Pour Christian Heller, préserver sa vie privée est de toute façon devenu impossible, puisque tout ce qui atterrit sur la toile n’en sort jamais vraiment, et que notre existence offline se rétrécit de plus en plus.
Reste qu’en Allemagne, les institutions chargées de la question ont bataillé ces dernières années contre Google Street View, la reconnaissance faciale ou le « J’aime » de Facebook. « Ces discussions n’ont aucun intérêt, juge Caspar Clemens Mierau, 34 ans, autre membre du groupe. C’est comme l’agitation autour de la nouvelle timeline de Facebook, qui est juste une autre manière de visualiser les données. Aujourd’hui, c’est impossible de garder certaines infos confidentielles. »
Caspar Clemens Mierau utilise par exemple l’application Foursquare, pour retrouver des amis en fonction du lieu où il est.
« Avec ça, mon assurance maladie peut savoir que je passe beaucoup de temps dans les restaurants et en conclure que je suis en surpoids. Mais la solution n’est pas de m’empêcher de recourir à ce service, plutôt de contraindre mon assurance à me proposer un tarif non discriminatoire. »
« L’expérience dit qu’aucun internaute ne réagit comme le veulent les défenseurs de la vie privée », affirme Daniel Schweighöfer, autre adepte de la transparence. Nous ne voulons pas obliger tout le monde à tout dévoiler sur le web, affirmemais permettre de le faire sans que cela pose problème, et pas avec des prescriptions impossibles à suivre pour des utilisateurs quotidiens d’internet, comme nous. C’est un combat social. »
Renoncer à sa sphère privée pourrait aussi aider à se défaire de la puissance de Facebook et d’autres. « En voulant protéger nos données confiées au réseau social, on lui en accorde le monopole. Voilà le problème », analyse Christian Heller. La solution : donner nos infos personnelles à toute la toile. « Plus nous en publions, moins elles ont de valeur. »

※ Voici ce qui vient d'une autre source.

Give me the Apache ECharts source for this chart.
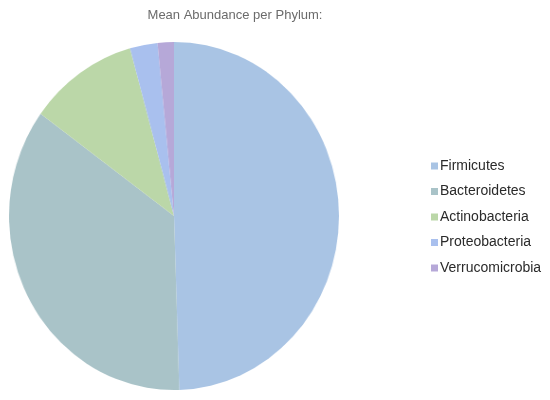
<!DOCTYPE html>
<html>
<head>
<meta charset="utf-8">
<script src="https://cdn.jsdelivr.net/npm/echarts@6/dist/echarts.min.js"></script>
<style>
html,body{margin:0;padding:0;background:#fff;}
#wrap{position:relative;width:550px;height:400px;}
#pie{position:absolute;left:0;top:0;width:550px;height:400px;transform:scale(0.948,1);transform-origin:174px 216px;}
#chart{position:absolute;left:0;top:0;width:550px;height:400px;}
</style>
</head>
<body>
<div id="wrap"><div id="pie"></div><div id="chart"></div></div>
<script>
const titleText = 'Mean Abundance per Phylum:';
const categories = ['Firmicutes', 'Bacteroidetes', 'Actinobacteria', 'Proteobacteria', 'Verrucomicrobia'];
const values = [49.5, 35.5, 10.7, 2.7, 1.6];
const colors = ['#a9c4e4', '#a9c3c8', '#bbd7a8', '#a9c0ee', '#b6a8d8'];

const pieChart = echarts.init(document.getElementById('pie'), null, {renderer: 'canvas'});
pieChart.setOption({
  animation: false,
  color: colors,
  series: [{
    type: 'pie',
    center: [174, 216],
    radius: 174,
    startAngle: 90,
    clockwise: true,
    label: {show: false},
    labelLine: {show: false},
    emphasis: {disabled: true},
    itemStyle: {borderWidth: 0},
    data: categories.map((c, i) => ({name: c, value: values[i]}))
  }]
});

const chart = echarts.init(document.getElementById('chart'), null, {renderer: 'canvas'});
chart.setOption({
  animation: false,
  color: colors,
  title: {
    text: titleText,
    left: 230,
    top: 4,
    textAlign: 'center',
    textStyle: {fontFamily: 'Liberation Sans, Arial, sans-serif', fontSize: 13, fontWeight: 'normal', color: '#6b6b6b'}
  },
  legend: {
    orient: 'vertical',
    left: 426,
    top: 153,
    icon: 'rect',
    itemWidth: 7,
    itemHeight: 7,
    itemGap: 9.5,
    data: categories,
    textStyle: {fontFamily: 'Liberation Sans, Arial, sans-serif', fontSize: 14, lineHeight: 16, color: '#2a2a2a', padding: [0, 0, 0, -3]}
  },
  series: [{
    type: 'pie',
    radius: [0, 0.01],
    center: [-100, -100],
    silent: true,
    label: {show: false},
    labelLine: {show: false},
    data: categories.map((c, i) => ({name: c, value: values[i]}))
  }]
});
</script>
</body>
</html>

Et la frontière entre renseignements strictement individuels et ceux d’intérêt public est floue, affirment les tenants de la post-privacy. Au sujet des déclarations d’impôts par exemple. « En Norvège, elles sont accessibles à tous sur internet, souligne Caspar Clemens Mierau. L’idée d’utilité publique est culturelle. » Comme celle de sphère privée. En visite en Allemagne, le blogueur et expert américain Jeff Jarvis remarquait il y un an ce paradoxe germanique : on ne laisser pas Google photographier sa maison mais on se balade nu dans des saunas mixtes.